The women found shelter in one of the apartments, where the inhabitants let them in. They approached the Russians several times, begging them to release the two men. Eventually, they let the driver go. He recounted that the officers had undressed him and Kvedaravičius and had looked for tattoos and traces of weapons or armored vests on their bodies until they’d found a bruise on the filmmaker's back. Sosnovskaya presumes he could have got it from carrying her bag.

Kvedaravičius never returned. The women proceeded to the minivan on their own and were met by his partner, Hanna Bilobrova. Anna went to look for Mantas and found his body on April 2 on a pile of garbage, not far from the location where he had last been seen alive.

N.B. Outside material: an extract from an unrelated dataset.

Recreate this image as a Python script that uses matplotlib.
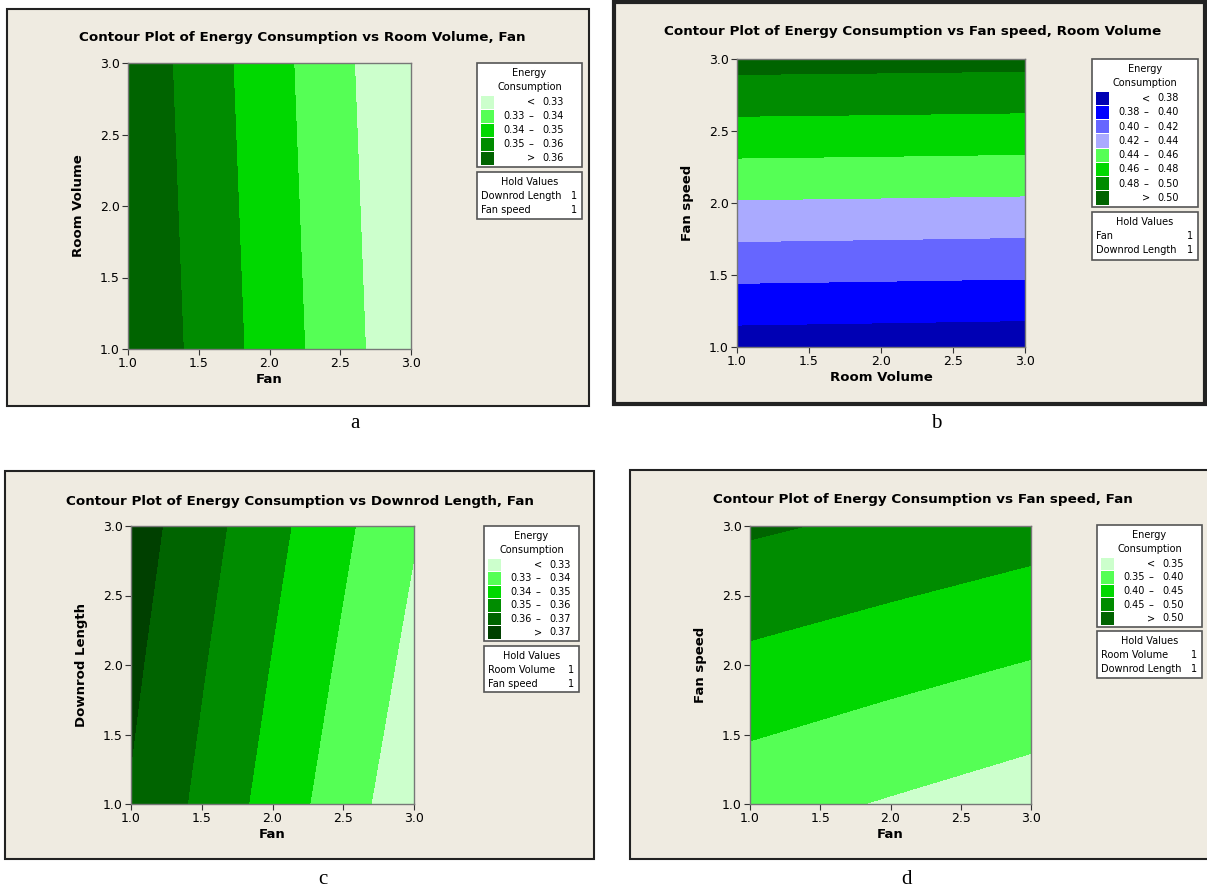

Locals living in Khmelnytskyi Boulevard have confirmed that late in March, the section of the apartment block where the filmmaker was killed was controlled by “DPR” fighters and the Russian military. One of the fighters had the code name “Pashtet”. Proekt identified two “DPR” fighters with this code name on social media. The women who traveled with Kvedaravičius identified one of them, Pavel Musienko, from a photograph but were not sure. The journalists messaged him on Odnoklassniki (a Russian social network), but he denied participating in the battle of Mariupol. However, the spokesperson of the Lithuanian investigative authorities looking into Kvedaravičius’ murder revealed that Pavel Musienko, also known as Pashtet, “is on the investigators’ radar” and that “his complicity in Kvedaravičius’ detainment is being determined”.

Kvedaravičius was initially reported to have been killed in a shell strike on Mariupol. The version was invented for his partner to be able to transport his body home through Russia.